The five of us rented a tuk tuk that brought us to the site.

The killing fields are where most of S-21's prisoners were brought and bludgeoned to death: for the Khmer Rouge, bullets were too expensive to waste, so they used farming tools, bamboo shoots and pretty much anything else they could get their murderous hands on, killing the prisoners often in the longest and most excruciating way possible.

The now peaceful field is littered with mass graves and Buddhist prayer beads, honoring the victims.


The most intense part of the audio-guided tour was when we were led to an oak tree and it was explained that it was against this tree that babies and infants were slammed until they died.

The final stop on the tour was to a memorial stupa containing over 8000 skulls of victims and remnants of their clothes.


Like the killing caves near Battambang, it is unfathomable to believe that this is but one mass execution site out of hundreds during the four-year period that Pol Pot reigned.

It is estimated that up to 3,000,000 people were executed or died of starvation during the Khmer Rouge age.


What is also unbelievable is that the Khmer Rouge were viewed as the legitimate leaders of Cambodia by the UN until 1993!

However, the most unreal aspect of it all is how despite all the carnage and suffering, Cambodians are the most kind, sincere and warm people I have ever met.

There was not one day where I was not greeted by an ear-to-ear smile or waved at from an elderly person or child.

Cambodians are the personification of the human spirit and I am truly in awe of their amazing perseverance and incredible ability to rise above the past, no matter how difficult it may be.

After 2 days of lump-in-the-throat, tear-jerking emotional turmoil, the five of us needed a break.

Matt and Josh went to shoot an M16 and AK-47 at the military base, while I worked on my blog.

Josh and I had also handed in our passports in order to get a visa for Laos to resume our tour of Asian communist regimes.

To break up the trip, we decided to spend a night in Kratie, located on the mighty Mekong River.

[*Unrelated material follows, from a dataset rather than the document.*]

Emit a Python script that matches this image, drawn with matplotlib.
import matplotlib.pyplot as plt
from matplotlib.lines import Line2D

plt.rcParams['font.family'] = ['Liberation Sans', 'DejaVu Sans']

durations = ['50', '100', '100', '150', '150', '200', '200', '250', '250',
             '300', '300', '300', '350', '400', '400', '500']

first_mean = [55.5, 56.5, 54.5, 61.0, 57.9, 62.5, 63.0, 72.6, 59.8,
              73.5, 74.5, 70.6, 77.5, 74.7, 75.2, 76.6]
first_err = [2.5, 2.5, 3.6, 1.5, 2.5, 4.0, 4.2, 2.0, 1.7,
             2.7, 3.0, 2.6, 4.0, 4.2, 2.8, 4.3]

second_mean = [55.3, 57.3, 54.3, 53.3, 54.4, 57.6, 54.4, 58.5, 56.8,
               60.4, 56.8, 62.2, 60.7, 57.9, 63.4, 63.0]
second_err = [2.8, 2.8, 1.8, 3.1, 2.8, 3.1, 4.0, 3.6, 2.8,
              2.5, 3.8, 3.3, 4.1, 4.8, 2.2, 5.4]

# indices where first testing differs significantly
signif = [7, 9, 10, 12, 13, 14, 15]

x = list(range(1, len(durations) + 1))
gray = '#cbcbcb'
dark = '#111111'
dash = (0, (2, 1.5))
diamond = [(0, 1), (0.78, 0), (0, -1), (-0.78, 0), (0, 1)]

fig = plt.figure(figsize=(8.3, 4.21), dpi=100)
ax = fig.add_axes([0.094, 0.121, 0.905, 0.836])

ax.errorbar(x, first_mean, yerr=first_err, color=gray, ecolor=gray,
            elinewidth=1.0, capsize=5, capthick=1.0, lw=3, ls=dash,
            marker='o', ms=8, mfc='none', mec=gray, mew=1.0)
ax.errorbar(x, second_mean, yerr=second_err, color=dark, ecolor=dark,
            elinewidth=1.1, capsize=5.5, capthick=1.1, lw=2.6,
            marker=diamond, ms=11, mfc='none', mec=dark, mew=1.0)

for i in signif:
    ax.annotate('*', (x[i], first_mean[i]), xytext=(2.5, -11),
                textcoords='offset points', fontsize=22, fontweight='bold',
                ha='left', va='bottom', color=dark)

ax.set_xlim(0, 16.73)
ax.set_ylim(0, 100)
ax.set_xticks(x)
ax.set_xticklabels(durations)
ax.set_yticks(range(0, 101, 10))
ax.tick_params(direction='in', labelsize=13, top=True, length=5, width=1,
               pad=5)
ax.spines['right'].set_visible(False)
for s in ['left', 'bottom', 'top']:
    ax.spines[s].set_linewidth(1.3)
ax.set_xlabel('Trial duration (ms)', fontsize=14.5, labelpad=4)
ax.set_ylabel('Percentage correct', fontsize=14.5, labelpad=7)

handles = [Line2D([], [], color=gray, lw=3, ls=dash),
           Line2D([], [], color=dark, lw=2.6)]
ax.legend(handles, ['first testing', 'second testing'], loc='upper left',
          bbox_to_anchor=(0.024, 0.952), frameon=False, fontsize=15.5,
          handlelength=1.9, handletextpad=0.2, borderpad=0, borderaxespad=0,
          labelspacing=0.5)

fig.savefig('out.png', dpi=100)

Kratie, which lies on one of the most beautiful sections of the Mekong in Cambodia, is also home to the highest concentrations of Irrawaddy, or freshwater dolphins, in Laos and Cambodia.
 


In fact, the tourist office guarantees you will see these bizarre looking creatures on every boat-cruise they organize.

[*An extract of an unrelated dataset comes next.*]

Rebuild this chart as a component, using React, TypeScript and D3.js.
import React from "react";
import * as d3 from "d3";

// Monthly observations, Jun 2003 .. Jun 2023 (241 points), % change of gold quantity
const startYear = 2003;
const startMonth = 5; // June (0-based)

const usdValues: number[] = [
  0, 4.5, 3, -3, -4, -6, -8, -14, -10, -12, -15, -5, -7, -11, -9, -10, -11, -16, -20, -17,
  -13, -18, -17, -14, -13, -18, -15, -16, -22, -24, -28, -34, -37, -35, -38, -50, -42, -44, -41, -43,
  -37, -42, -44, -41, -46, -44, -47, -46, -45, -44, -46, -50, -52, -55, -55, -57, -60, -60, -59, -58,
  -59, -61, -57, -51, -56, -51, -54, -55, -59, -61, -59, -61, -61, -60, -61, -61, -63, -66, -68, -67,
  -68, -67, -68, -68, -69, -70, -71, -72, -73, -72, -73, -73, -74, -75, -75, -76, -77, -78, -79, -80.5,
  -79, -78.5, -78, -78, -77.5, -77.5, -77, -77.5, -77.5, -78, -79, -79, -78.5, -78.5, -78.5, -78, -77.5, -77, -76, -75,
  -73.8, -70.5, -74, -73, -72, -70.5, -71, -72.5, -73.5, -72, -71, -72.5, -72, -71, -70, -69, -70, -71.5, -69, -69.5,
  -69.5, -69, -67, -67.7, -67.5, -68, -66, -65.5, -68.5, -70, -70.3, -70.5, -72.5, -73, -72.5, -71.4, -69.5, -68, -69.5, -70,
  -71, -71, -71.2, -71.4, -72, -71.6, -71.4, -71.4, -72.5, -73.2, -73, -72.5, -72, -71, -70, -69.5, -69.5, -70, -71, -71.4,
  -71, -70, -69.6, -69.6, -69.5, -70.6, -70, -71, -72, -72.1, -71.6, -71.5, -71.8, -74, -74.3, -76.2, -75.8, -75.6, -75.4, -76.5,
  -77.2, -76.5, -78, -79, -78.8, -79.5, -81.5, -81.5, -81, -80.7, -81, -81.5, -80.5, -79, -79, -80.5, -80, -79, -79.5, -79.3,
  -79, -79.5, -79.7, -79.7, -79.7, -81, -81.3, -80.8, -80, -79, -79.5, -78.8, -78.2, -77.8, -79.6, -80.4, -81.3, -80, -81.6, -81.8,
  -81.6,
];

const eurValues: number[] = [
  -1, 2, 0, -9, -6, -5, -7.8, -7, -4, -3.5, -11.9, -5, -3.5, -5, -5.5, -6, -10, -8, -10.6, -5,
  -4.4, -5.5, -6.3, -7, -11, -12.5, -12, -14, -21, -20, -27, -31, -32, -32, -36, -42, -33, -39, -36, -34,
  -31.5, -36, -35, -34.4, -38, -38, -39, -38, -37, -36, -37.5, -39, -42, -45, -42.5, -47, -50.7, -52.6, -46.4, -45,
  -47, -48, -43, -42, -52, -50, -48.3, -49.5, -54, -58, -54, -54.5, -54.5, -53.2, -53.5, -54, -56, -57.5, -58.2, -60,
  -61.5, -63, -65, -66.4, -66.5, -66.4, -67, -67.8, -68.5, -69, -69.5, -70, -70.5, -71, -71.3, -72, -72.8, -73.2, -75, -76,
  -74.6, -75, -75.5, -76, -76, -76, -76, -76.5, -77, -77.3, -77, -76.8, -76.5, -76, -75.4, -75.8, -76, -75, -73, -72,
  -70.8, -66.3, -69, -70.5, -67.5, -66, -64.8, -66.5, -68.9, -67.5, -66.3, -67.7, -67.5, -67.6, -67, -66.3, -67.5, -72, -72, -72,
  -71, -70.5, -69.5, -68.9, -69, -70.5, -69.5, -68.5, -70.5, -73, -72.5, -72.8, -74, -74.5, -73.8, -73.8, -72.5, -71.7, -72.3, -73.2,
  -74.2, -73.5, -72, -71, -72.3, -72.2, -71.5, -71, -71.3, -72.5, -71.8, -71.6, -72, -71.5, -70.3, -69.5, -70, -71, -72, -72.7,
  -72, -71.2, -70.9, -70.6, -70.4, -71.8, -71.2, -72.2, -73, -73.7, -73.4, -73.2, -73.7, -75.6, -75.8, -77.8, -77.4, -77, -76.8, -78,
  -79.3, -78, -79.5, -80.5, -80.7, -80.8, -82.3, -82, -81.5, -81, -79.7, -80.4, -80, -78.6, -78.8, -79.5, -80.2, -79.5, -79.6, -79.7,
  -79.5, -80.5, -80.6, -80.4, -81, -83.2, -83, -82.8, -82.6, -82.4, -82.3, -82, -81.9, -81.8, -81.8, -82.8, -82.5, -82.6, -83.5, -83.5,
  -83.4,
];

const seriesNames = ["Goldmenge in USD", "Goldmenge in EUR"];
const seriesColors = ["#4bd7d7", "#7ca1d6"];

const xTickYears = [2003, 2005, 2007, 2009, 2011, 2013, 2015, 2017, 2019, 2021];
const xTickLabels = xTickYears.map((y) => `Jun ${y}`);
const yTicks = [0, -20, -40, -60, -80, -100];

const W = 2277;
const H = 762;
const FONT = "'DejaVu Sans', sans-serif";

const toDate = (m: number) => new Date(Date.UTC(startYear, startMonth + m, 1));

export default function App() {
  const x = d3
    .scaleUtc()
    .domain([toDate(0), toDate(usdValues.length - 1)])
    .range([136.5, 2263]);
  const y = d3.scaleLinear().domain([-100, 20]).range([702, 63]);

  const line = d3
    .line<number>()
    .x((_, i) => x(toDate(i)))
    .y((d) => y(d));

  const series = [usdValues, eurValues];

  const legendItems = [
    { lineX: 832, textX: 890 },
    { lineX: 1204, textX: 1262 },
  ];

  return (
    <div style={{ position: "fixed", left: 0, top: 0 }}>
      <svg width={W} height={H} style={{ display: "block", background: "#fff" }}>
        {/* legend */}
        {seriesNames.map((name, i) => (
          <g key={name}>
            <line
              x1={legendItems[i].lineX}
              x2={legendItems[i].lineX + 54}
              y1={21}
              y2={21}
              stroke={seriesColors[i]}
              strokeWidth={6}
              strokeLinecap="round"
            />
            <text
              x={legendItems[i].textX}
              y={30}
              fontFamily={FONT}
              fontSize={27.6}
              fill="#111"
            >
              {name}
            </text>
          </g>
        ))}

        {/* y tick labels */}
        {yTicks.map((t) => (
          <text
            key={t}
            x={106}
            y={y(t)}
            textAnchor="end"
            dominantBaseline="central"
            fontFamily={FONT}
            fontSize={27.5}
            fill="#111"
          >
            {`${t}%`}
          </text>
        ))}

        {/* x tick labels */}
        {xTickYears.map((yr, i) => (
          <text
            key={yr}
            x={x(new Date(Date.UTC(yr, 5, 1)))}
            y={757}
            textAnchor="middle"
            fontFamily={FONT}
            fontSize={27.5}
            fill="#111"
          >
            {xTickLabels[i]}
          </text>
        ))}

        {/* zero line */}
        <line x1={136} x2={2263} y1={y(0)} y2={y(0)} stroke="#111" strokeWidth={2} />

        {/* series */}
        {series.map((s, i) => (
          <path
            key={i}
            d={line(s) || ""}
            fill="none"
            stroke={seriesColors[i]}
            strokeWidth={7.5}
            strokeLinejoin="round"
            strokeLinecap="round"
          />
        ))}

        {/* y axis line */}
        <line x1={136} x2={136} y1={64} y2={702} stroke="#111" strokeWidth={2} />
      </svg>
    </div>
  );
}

This section of the Mekong was absolutely stunning and to see it as the sun was setting and the dolphins breaching for air was breathtaking. A fitting end to our three weeks in this magnificent country.


While Angkor Wat was incredible and the museums heart-wrenching, it is the people that truly make this an unforgettable place, and I hope that as the years go by, their prosperity improves so that they can impart their amazing spirit on many more of those who are suffering as they did only several decades ago.